How much it Costs to Live at the Top of a Local Housing Market
Average house prices are all well and good, but they do not necessarily give an accurate indication of how much you can expect to pay for a home. Even when narrowing things down to city-wide averages, there are enormous disparities from one postcode to the next.
Over the past year, average property prices in England have skyrocketed more than 13%. Thousands of prospective first-time buyers have found themselves priced completely out of the market, even with the reintroduction of the 95% LTV mortgage.
There are still affordable properties to be found, but price differences from one local ward to the next continue to raise eyebrows.
The most expensive city in England to buy a home is London; purchasing a property in London will currently set you back for around £510,000 on average. This is a snip compared to the average property price of £2.5 million in Belgravia and £3 million in Knightsbridge.
Heading north, average property prices in Birmingham currently stand at just over £208,000. Journey to the neighborhood of Sutton Four Oaks and this will increase to £520,000 which is 250% higher than the city-wide average.
It is a similar story in Bradford, where the city’s average property price currently stands at a fairly reasonable £149,798, whereas around 10 miles from the city centre in Ilkley house prices are now averaging more than £372,000.
Homebuyers looking to purchase properties in Newcastle will be looking at an average house price of just under £173,000, though could end up paying an average of £380,000 in more expensive parts of the city like Gosforth.
The figures were revealed in a new report published by Keller Williams, within which the company emphasized the potential benefits of buying into one of the country’s prestigious and expensive wards.

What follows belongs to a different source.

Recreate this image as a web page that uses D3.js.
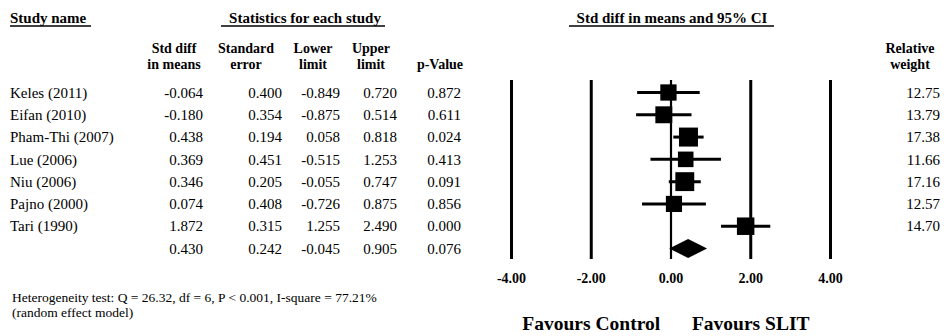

“The housing market has taken off and demand is pushing prices through the roof. Industry commentators keep predicting a sudden drop as demand lightens or at least evens out, but the truth is this is unlikely. The market will be as lively in a year’s time as it is now,” commented Ben Taylor, CEO of Keller Williams.
“But even if prices do drop slightly, these pinnacles of the UK property market will continue to command the highest house prices in their respective cities,”
“The reason many of these wards are so expensive is that they offer rarified properties – large, spacious houses with good gardens; or tranquil, luxurious corners of otherwise frantic metropolitan areas. There will always be demand for these types of homes, as well as buyers with money to buy them. Especially when you factor in the foreign investor interest that our cities attract,”
“If you’re lucky enough to be able to afford a step up into one of these wards, you can be sure that your financial stake will be well protected.”